His plaque will keep company with revered names like Herb Brooks, the 1980 “Miracle on Ice” U.S. Olympic men’s team hockey coach, “Hockey Night in Canada” broadcaster Foster Hewitt, Detroit Red Wings owner Mike Ilitch, and Conn Smythe, who built the Toronto Maple Leafs into five-time Stanley Cup champions between 1945 and 1951.
“Those are some pretty big names, and Willie richly deserves to be there,” McDonald said. “You can build in different ways. You can be an owner who’s a phenomenal philanthropist, a great visionary for his hockey team. Or you can be Willie, who has lived a life of setting an example, and such a great example, for so many young people and so many of the older generation to say ‘Wow, this guy is richly deserving of this honor.'”
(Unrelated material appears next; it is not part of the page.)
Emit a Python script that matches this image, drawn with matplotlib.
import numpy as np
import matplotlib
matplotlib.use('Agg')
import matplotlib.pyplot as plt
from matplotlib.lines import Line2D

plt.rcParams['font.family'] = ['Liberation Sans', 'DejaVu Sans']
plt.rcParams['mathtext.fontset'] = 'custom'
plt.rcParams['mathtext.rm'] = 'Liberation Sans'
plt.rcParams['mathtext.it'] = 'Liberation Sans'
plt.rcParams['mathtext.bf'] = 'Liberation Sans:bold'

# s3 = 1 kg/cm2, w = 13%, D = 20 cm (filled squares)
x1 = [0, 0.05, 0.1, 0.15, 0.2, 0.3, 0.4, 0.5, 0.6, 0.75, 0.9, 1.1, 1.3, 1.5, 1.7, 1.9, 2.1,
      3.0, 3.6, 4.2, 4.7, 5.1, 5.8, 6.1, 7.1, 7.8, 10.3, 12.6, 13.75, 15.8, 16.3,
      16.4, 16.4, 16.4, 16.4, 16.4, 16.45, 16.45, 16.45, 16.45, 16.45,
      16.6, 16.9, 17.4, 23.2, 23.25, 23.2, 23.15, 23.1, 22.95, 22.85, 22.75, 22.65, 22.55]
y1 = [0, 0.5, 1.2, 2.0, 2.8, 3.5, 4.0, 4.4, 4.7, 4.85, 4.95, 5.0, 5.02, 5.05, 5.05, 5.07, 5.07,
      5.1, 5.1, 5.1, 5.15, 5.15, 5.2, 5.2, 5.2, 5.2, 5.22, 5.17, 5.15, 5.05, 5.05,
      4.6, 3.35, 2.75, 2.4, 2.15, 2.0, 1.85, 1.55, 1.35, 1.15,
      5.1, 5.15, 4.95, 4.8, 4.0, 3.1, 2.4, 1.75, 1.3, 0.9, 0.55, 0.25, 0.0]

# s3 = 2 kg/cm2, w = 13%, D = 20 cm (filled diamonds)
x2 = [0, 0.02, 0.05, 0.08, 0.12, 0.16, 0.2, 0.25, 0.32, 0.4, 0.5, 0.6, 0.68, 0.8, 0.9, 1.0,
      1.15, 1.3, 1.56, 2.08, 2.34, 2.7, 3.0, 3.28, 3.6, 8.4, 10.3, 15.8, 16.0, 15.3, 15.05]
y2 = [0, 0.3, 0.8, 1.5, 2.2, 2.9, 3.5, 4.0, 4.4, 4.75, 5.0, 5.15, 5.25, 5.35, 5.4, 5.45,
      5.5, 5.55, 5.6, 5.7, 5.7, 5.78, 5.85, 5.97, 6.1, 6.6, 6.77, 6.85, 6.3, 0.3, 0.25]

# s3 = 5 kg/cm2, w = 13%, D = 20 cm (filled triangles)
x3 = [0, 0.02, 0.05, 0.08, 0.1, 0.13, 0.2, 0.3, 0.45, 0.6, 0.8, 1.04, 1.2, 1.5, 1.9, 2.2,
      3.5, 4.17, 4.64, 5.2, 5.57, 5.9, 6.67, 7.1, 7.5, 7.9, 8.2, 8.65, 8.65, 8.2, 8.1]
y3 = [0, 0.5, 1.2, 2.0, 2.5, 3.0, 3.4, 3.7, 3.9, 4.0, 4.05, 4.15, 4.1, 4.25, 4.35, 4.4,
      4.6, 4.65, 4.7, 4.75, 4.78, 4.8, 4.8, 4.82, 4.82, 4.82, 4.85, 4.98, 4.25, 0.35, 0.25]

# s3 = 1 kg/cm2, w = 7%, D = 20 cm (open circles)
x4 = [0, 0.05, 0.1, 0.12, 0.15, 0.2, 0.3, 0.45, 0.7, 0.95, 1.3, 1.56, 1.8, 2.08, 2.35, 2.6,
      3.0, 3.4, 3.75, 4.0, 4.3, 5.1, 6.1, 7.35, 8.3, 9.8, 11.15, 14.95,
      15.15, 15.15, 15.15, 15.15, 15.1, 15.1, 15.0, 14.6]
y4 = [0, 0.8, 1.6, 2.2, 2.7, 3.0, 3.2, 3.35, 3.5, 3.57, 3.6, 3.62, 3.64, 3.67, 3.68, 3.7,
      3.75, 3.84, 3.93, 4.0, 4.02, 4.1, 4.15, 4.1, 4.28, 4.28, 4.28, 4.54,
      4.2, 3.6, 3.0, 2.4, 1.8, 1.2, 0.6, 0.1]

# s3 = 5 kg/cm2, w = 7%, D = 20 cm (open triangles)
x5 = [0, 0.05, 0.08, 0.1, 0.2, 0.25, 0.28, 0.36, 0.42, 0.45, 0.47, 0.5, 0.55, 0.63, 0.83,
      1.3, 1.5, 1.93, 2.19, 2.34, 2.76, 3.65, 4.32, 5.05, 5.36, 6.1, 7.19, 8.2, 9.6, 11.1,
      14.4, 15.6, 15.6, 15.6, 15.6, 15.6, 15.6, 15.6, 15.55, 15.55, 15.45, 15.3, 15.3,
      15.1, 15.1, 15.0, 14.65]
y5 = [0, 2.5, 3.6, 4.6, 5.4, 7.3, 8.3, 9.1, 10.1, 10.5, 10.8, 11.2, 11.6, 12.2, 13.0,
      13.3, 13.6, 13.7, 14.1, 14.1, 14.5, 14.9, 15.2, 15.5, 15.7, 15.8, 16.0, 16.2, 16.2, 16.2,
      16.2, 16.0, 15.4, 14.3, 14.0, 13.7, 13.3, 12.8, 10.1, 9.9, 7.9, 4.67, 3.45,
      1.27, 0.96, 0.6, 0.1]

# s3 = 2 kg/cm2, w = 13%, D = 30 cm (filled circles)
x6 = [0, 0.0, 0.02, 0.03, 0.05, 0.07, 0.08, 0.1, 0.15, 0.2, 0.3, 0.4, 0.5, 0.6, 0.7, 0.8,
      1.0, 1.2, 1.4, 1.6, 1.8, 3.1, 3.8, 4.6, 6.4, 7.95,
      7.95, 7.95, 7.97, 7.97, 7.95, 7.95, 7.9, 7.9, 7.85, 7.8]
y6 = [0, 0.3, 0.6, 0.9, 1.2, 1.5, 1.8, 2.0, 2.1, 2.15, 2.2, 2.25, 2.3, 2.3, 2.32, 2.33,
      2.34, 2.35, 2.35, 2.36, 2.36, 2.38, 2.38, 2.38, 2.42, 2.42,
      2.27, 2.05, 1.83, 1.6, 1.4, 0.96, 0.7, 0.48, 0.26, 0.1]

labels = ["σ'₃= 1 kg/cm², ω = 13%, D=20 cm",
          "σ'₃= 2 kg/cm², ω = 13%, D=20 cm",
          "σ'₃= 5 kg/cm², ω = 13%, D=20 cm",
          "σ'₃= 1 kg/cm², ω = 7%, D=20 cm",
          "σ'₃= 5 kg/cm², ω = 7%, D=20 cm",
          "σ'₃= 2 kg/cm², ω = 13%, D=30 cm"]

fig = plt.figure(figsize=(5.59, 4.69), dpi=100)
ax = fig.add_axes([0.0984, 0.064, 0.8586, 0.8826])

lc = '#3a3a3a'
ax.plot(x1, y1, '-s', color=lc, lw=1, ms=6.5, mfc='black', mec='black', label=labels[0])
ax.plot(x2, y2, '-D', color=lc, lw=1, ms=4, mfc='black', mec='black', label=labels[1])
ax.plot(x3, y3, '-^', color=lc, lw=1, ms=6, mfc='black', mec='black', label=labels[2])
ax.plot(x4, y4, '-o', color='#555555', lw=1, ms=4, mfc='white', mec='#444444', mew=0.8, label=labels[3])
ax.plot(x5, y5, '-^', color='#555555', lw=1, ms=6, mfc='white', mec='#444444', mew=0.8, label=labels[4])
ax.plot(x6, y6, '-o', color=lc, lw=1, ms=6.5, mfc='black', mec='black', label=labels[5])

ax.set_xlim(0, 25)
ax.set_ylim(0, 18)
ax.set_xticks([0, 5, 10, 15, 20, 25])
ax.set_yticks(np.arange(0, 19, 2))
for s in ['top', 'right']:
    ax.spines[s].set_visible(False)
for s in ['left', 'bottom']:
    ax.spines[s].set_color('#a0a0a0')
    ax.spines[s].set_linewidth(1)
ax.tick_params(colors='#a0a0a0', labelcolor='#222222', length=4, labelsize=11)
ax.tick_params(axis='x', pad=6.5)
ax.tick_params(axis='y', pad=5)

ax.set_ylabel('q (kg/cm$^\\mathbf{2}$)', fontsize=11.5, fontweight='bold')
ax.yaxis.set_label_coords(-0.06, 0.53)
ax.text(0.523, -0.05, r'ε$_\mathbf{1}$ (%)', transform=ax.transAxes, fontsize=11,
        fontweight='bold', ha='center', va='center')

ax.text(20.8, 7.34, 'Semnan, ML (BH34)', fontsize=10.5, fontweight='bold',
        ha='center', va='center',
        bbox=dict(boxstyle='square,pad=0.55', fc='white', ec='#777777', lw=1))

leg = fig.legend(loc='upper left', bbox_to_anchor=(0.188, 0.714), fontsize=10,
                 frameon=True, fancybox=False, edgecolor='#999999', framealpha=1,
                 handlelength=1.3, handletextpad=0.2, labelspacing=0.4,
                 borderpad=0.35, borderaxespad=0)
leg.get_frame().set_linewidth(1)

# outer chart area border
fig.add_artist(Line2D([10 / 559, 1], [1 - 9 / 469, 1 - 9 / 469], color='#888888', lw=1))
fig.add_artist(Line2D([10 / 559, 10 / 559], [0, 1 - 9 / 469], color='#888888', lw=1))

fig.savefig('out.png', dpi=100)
Avry Lewis-McDougal, host of “Avry’s Sports Show” podcast and YouTube channel, agreed. Like Ryrerson’s Cummings, he was all smiles Friday as he watched O’Ree receive his Hall of Fame ring.
“It finally means the game is truly growing, it means we’re finally seeing true diversity in the fact we have Willie O’Ree in it (Hall of Fame), women in it,” McDougal said. “It’s incredible because we’ve waited so many years for Willie O’Ree to be in the Hall of Fame – for decades. And the fact that people finally said ‘You know what, this is wrong, Willie needs to be in here’ and the fact that the push finally worked, it’s incredible. It’s great to see.”
Kia Cummings, a 21-year-old Ryerson University sports media senior from Toronto, who interviewed O’Ree Friday as part of a documentary project said she wouldn’t be interested in hockey if it weren’t for him.
“As a Canadian, as a woman of color, as someone who is passionate about hockey, I wanted to take the opportunity to honor him,” she said. “It’s meeting the person who made your dreams a possibility…I have a passion for hockey that goes so much further. If I want to work within a hockey organization I can do that because Willie did it before me.”